* [RECORDS FOR THE TASK]
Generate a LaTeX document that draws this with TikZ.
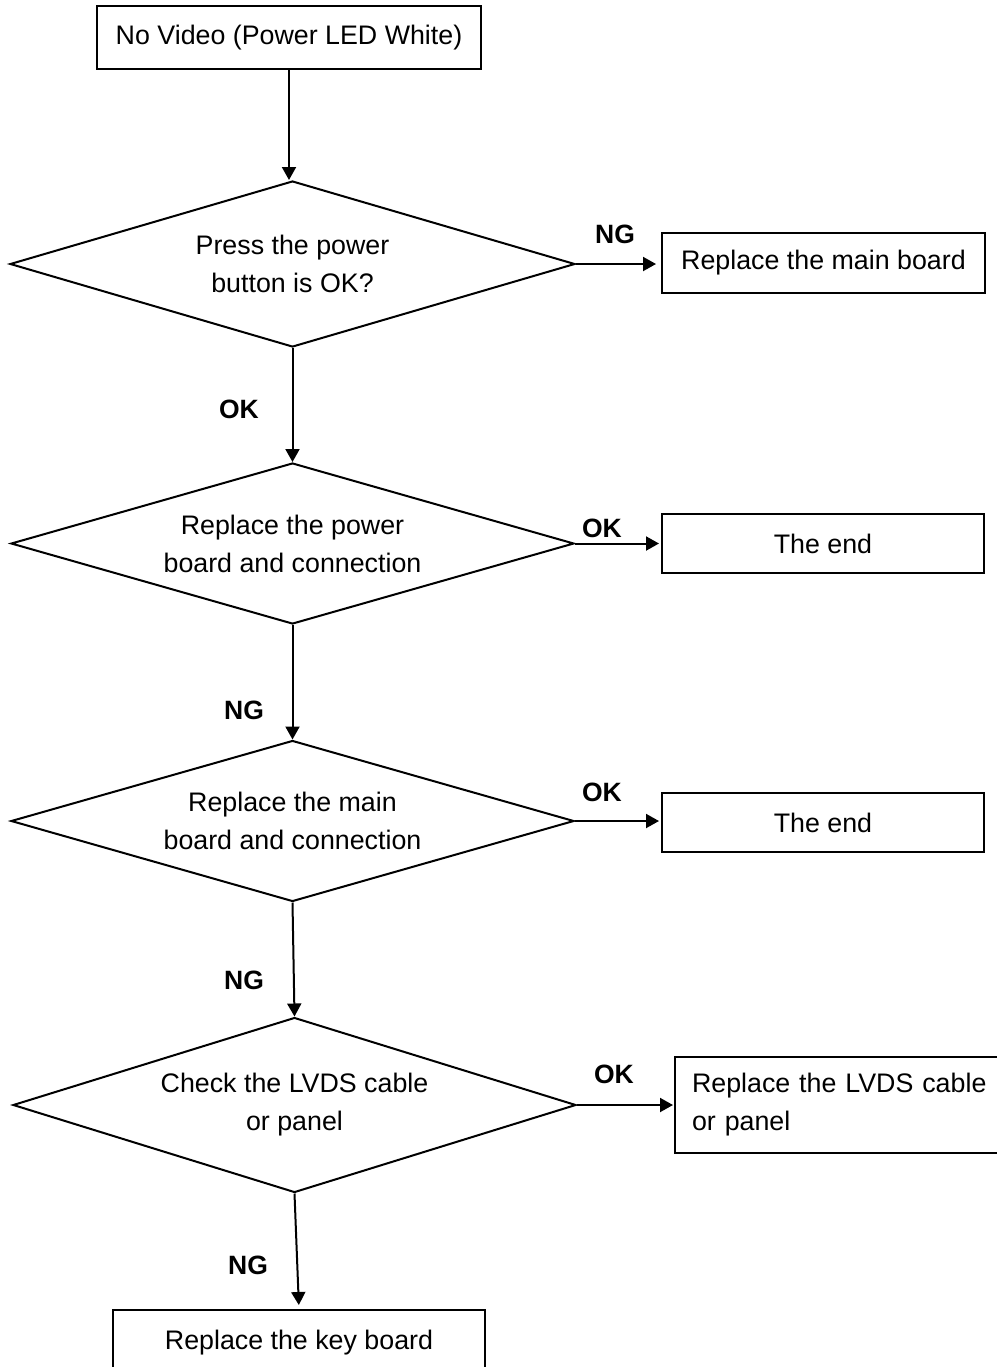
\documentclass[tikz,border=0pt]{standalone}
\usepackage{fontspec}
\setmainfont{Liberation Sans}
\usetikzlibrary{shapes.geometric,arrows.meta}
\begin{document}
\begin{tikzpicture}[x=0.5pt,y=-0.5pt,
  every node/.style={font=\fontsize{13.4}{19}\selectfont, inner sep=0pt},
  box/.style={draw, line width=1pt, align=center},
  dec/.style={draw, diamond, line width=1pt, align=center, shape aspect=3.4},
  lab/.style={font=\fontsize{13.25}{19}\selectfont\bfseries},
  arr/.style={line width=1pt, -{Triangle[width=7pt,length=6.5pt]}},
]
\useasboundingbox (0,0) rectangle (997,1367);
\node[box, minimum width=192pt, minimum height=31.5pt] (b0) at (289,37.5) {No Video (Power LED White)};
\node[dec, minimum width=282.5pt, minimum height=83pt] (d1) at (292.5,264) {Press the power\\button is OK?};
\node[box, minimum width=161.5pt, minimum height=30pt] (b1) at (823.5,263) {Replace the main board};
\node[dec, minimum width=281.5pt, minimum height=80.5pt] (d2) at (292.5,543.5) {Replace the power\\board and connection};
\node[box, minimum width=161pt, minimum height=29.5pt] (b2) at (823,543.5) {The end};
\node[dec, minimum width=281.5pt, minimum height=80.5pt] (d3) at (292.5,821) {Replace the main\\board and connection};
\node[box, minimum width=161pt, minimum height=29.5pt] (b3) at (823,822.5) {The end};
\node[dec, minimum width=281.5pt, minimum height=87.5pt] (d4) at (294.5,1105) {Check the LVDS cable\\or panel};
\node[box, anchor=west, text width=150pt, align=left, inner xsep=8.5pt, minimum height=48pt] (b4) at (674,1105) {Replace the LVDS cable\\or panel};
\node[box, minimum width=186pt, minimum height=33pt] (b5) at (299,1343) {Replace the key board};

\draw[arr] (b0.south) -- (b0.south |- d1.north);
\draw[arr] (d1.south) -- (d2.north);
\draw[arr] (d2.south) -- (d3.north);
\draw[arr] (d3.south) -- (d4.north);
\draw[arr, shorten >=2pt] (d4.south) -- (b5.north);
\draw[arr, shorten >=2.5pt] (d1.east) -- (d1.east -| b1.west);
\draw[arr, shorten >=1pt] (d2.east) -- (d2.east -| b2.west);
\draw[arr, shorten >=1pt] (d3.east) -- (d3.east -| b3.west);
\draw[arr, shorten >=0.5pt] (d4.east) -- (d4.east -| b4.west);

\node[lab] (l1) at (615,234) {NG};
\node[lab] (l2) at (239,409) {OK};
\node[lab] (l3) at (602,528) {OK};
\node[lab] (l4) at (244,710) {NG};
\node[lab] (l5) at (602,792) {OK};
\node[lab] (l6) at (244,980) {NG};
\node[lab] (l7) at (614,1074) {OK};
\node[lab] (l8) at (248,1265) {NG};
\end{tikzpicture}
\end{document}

* * *

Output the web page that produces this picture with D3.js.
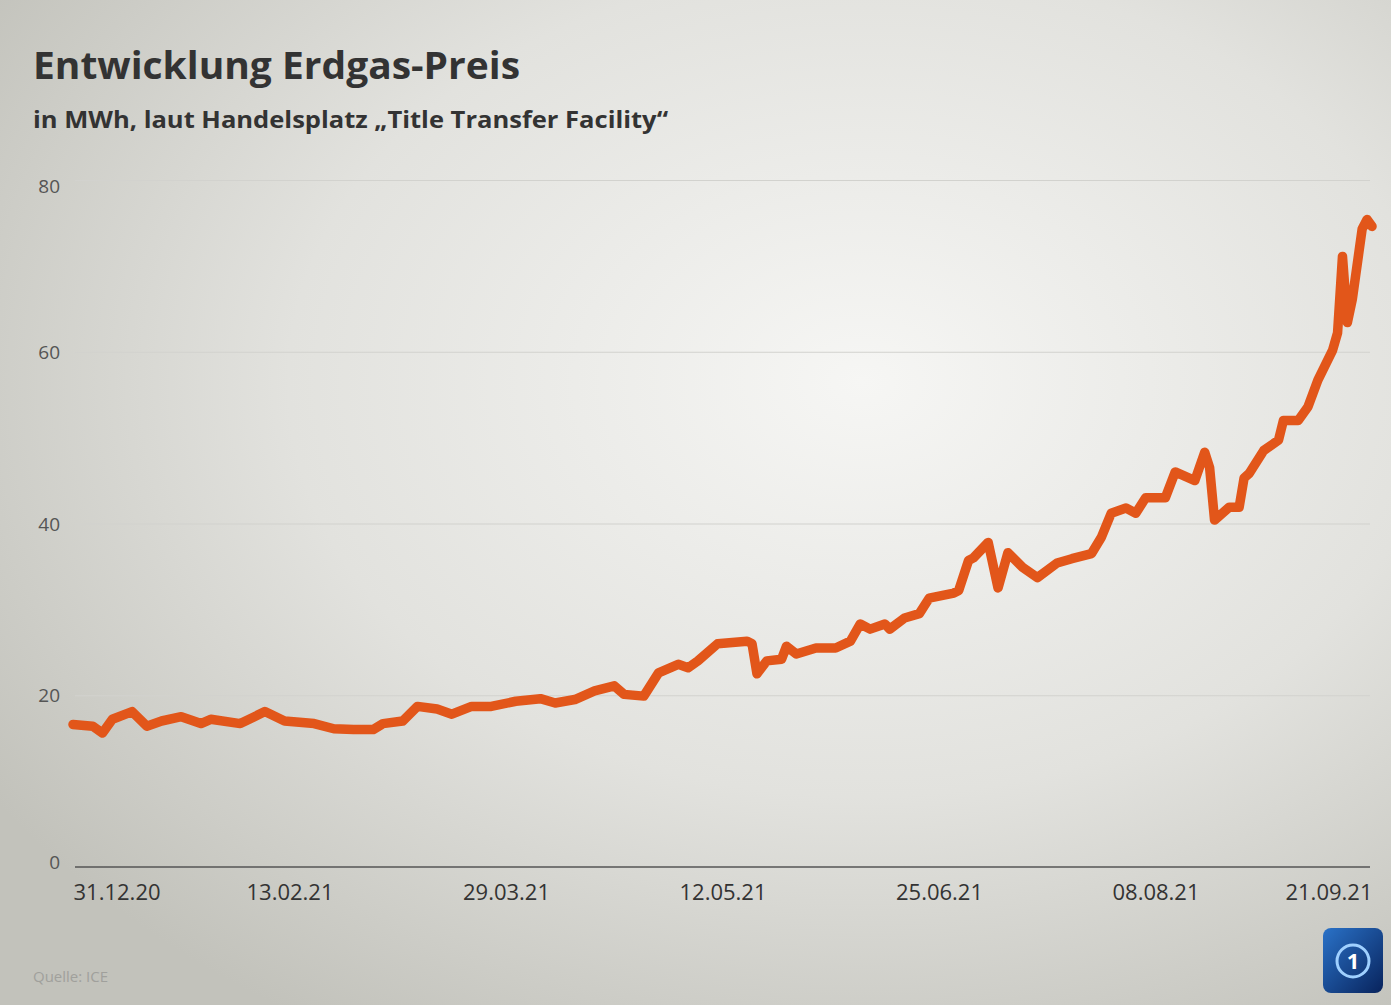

* [INSTRUCTIONS TO FOLLOW] Write out the lines beginning with the one that contains "Generate a LaTeX" and ending with the one that contains "(d4.east -| b4.west);", exactly as given. Leave pictures out.

* [REPLY]
Generate a LaTeX document that draws this with TikZ.
\documentclass[tikz,border=0pt]{standalone}
\usepackage{fontspec}
\setmainfont{Liberation Sans}
\usetikzlibrary{shapes.geometric,arrows.meta}
\begin{document}
\begin{tikzpicture}[x=0.5pt,y=-0.5pt,
  every node/.style={font=\fontsize{13.4}{19}\selectfont, inner sep=0pt},
  box/.style={draw, line width=1pt, align=center},
  dec/.style={draw, diamond, line width=1pt, align=center, shape aspect=3.4},
  lab/.style={font=\fontsize{13.25}{19}\selectfont\bfseries},
  arr/.style={line width=1pt, -{Triangle[width=7pt,length=6.5pt]}},
]
\useasboundingbox (0,0) rectangle (997,1367);
\node[box, minimum width=192pt, minimum height=31.5pt] (b0) at (289,37.5) {No Video (Power LED White)};
\node[dec, minimum width=282.5pt, minimum height=83pt] (d1) at (292.5,264) {Press the power\\button is OK?};
\node[box, minimum width=161.5pt, minimum height=30pt] (b1) at (823.5,263) {Replace the main board};
\node[dec, minimum width=281.5pt, minimum height=80.5pt] (d2) at (292.5,543.5) {Replace the power\\board and connection};
\node[box, minimum width=161pt, minimum height=29.5pt] (b2) at (823,543.5) {The end};
\node[dec, minimum width=281.5pt, minimum height=80.5pt] (d3) at (292.5,821) {Replace the main\\board and connection};
\node[box, minimum width=161pt, minimum height=29.5pt] (b3) at (823,822.5) {The end};
\node[dec, minimum width=281.5pt, minimum height=87.5pt] (d4) at (294.5,1105) {Check the LVDS cable\\or panel};
\node[box, anchor=west, text width=150pt, align=left, inner xsep=8.5pt, minimum height=48pt] (b4) at (674,1105) {Replace the LVDS cable\\or panel};
\node[box, minimum width=186pt, minimum height=33pt] (b5) at (299,1343) {Replace the key board};

\draw[arr] (b0.south) -- (b0.south |- d1.north);
\draw[arr] (d1.south) -- (d2.north);
\draw[arr] (d2.south) -- (d3.north);
\draw[arr] (d3.south) -- (d4.north);
\draw[arr, shorten >=2pt] (d4.south) -- (b5.north);
\draw[arr, shorten >=2.5pt] (d1.east) -- (d1.east -| b1.west);
\draw[arr, shorten >=1pt] (d2.east) -- (d2.east -| b2.west);
\draw[arr, shorten >=1pt] (d3.east) -- (d3.east -| b3.west);
\draw[arr, shorten >=0.5pt] (d4.east) -- (d4.east -| b4.west);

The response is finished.